In my ARC, there is a Tristina Wright story here, but I won’t be reviewing it because it won’t be included in the final printed editions, so I didn’t think it was fair to count it into the average rating at the end.
→ Why They Watch Us Burn — Elizabeth May ★★★★★ ←
Every woman is never enough; she’s always too much. We angered someone, somewhere, for our too muchness. If to be too much is to be a witch, then I am a witch, and we are all witches.
Thirteen girls are taken to a lumber camp in the woods to pay penance for their “witchcraft”, or as you might more accurately call it, for accusing their sexual assailants of abuse. This entire story is a stunning metaphor for how society treats women who speak up, and it definitely is a punch to the gut in a few places. While Night, our narrator, is learning how to survive and to hold on to the righteous fury she holds for the man who hurt her, she is also falling in love with a beautiful Indian girl who helps her to remember that no amount of imprisonment or stoning can ever take away her power—and that is why the world is so terrified of “witchy”, angry women.

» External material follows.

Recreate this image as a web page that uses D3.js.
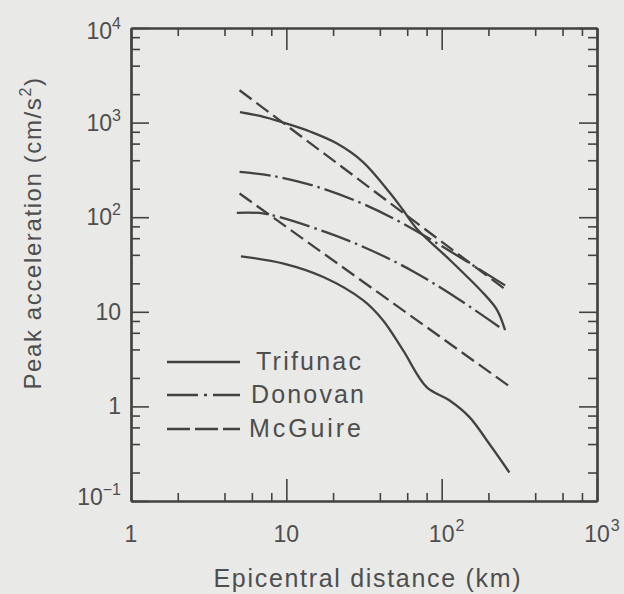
<!DOCTYPE html>
<html>
<head>
<meta charset="utf-8">
<script src="https://cdn.jsdelivr.net/npm/d3@7"></script>
<style>
  html, body { margin: 0; padding: 0; background: #e9e9e7; }
  svg { display: block; }
  text { font-family: "Liberation Sans", Arial, sans-serif; fill: #4e4e4e; }
</style>
</head>
<body>
<svg id="chart" width="624" height="594"></svg>
<script>
// ---- data ----
const xMajorTicks = [1, 10, 100, 1000];
const xMinorTicks = [2, 4, 6, 8, 20, 40, 60, 80, 200, 400, 600, 800];
const yMajorTicks = [0.1, 1, 10, 100, 1000, 10000];
const yMinorTicks = [0.2, 0.4, 0.6, 0.8, 2, 4, 6, 8, 20, 40, 60, 80, 200, 400, 600, 800, 2000, 4000, 6000, 8000];
const xTickLabels = [["1", ""], ["10", ""], ["10", "2"], ["10", "3"]];
const yTickLabels = [["10", "\u22121"], ["1", ""], ["10", ""], ["10", "2"], ["10", "3"], ["10", "4"]];

const trifunacUpperX = [5.03, 6.77, 9.52, 14.2, 21.2, 31.2, 46.5, 56.4, 69.4, 113, 185, 227, 256];
const trifunacUpperY = [1294, 1175, 1002, 805, 601, 383, 180, 119, 75, 35.3, 15.8, 10.5, 6.4];
const trifunacLowerX = [5.1, 9.6, 17.3, 31.3, 42, 56.5, 80, 112, 151, 203, 273];
const trifunacLowerY = [38.6, 32.3, 23.3, 13.2, 8.1, 3.9, 1.6, 1.16, 0.77, 0.40, 0.2];
const donovanUpperX = [5, 8.3, 15.3, 30, 54, 98, 266];
const donovanUpperY = [301, 272, 213, 142, 89, 50.6, 18.3];
const donovanLowerX = [4.8, 7.2, 17.8, 35, 66.5, 125, 235];
const donovanLowerY = [111, 109, 70, 44.8, 26.4, 14, 6.9];
const mcguireUpperX = [5, 266];
const mcguireUpperY = [2200, 16.5];
const mcguireLowerX = [5, 273];
const mcguireLowerY = [178, 1.63];

const legendNames = ["Trifunac", "Donovan", "McGuire"];

// ---- layout ----
const svg = d3.select("#chart");
const L = 131, R = 597, T = 28, B = 501;
const ink = "#424242";

const x = d3.scaleLog().domain([1, 1000]).range([L, R]);
const y = d3.scaleLog().domain([0.1, 10000]).range([B, T]);

// axes (ticks inward on all four sides)
function styleAxis(g) {
  g.select(".domain").attr("stroke", ink).attr("stroke-width", 2.2);
  g.selectAll(".tick line").attr("stroke", ink).attr("stroke-width", 1.6);
  g.selectAll(".tick text").remove();
}
const axes = [
  [d3.axisBottom, x, `translate(0,${B})`, 22, 8],
  [d3.axisTop, x, `translate(0,${T})`, 22, 8],
  [d3.axisLeft, y, `translate(${L},0)`, 18, 9],
  [d3.axisRight, y, `translate(${R},0)`, 18, 9]
];
axes.forEach(([fn, sc, tr, majLen, minLen], i) => {
  const isX = i < 2;
  svg.append("g").attr("transform", tr)
    .call(fn(sc).tickValues(isX ? xMinorTicks : yMinorTicks).tickSize(-minLen).tickSizeOuter(0).tickFormat(""))
    .call(styleAxis);
  svg.append("g").attr("transform", tr)
    .call(fn(sc).tickValues(isX ? xMajorTicks : yMajorTicks).tickSize(-majLen).tickSizeOuter(0).tickFormat(""))
    .call(styleAxis);
});

// tick labels
const fs = 23, sfs = 16;
yMajorTicks.forEach((v, i) => {
  const [base, sup] = yTickLabels[i];
  let yy = y(v);
  if (i === yMajorTicks.length - 1) yy += 3;
  if (i === 0) yy -= 4;
  const t = svg.append("text")
    .attr("x", 121).attr("y", yy + 8)
    .attr("text-anchor", "end")
    .style("font-size", fs + "px");
  t.append("tspan").text(base);
  if (sup) t.append("tspan").attr("dy", -10).style("font-size", sfs + "px").text(sup);
});
xMajorTicks.forEach((v, i) => {
  const [base, sup] = xTickLabels[i];
  const cx = x(v);
  svg.append("text")
    .attr("x", cx).attr("y", 542)
    .attr("text-anchor", "middle")
    .style("font-size", fs + "px")
    .text(base);
  if (sup) {
    const w = base.length * 0.556 * fs;
    svg.append("text")
      .attr("x", cx + w / 2 + 1).attr("y", 531)
      .style("font-size", sfs + "px")
      .text(sup);
  }
});

// axis titles
svg.append("text")
  .attr("x", 367).attr("y", 587)
  .attr("text-anchor", "middle")
  .style("font-size", "25px")
  .attr("textLength", 307).attr("lengthAdjust", "spacing")
  .text("Epicentral distance (km)");

const yt = svg.append("text")
  .attr("transform", "translate(41,233) rotate(-90)")
  .attr("text-anchor", "middle")
  .style("font-size", "24px")
  .style("letter-spacing", "1.6px");
yt.append("tspan").text("Peak acceleration (cm/s");
yt.append("tspan").attr("dy", -10).style("font-size", "16px").text("2");
yt.append("tspan").attr("dy", 10).text(")");

// curves
const line = d3.line()
  .x(d => x(d[0]))
  .y(d => y(d[1]))
  .curve(d3.curveCatmullRom.alpha(0.5));
const zip = (xs, ys) => xs.map((v, i) => [v, ys[i]]);

const dashDot = "31,5,2.5,5";
const dashed = "15,6";
const series = [
  [zip(trifunacUpperX, trifunacUpperY), null],
  [zip(trifunacLowerX, trifunacLowerY), null],
  [zip(donovanUpperX, donovanUpperY), dashDot],
  [zip(donovanLowerX, donovanLowerY), dashDot],
  [zip(mcguireUpperX, mcguireUpperY), dashed],
  [zip(mcguireLowerX, mcguireLowerY), dashed]
];
series.forEach(([pts, dash]) => {
  svg.append("path")
    .datum(pts)
    .attr("d", line)
    .attr("fill", "none")
    .attr("stroke", ink)
    .attr("stroke-width", 2.3)
    .attr("stroke-dasharray", dash);
});

// legend
const legendDash = [null, "31,6,3,6", "23,5"];
const legendRowY = [362, 395, 429];
const legendTextX = [256, 251, 249];
const legendTextW = [105, 113, 112];
legendNames.forEach((name, i) => {
  svg.append("line")
    .attr("x1", 167).attr("x2", 240)
    .attr("y1", legendRowY[i]).attr("y2", legendRowY[i])
    .attr("stroke", ink).attr("stroke-width", 2.4)
    .attr("stroke-dasharray", legendDash[i]);
  svg.append("text")
    .attr("x", legendTextX[i]).attr("y", legendRowY[i] + 8)
    .style("font-size", "25px")
    .attr("textLength", legendTextW[i]).attr("lengthAdjust", "spacing")
    .text(name);
});
</script>
</body>
</html>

FINAL AVERAGE RATING: 4.6/5 STARS
This is easily the highest average score I’ve ever given to an anthology, and it is with no hesitation whatsoever that I’m rounding up to a solid 5 stars. I adored every moment of this collection and hope that it will get every ounce of the hype it deserves.
All quotes come from an advance copy and may not match the final release. Thank you so much to Harlequin Teen for providing me with this ARC in exchange for an honest review!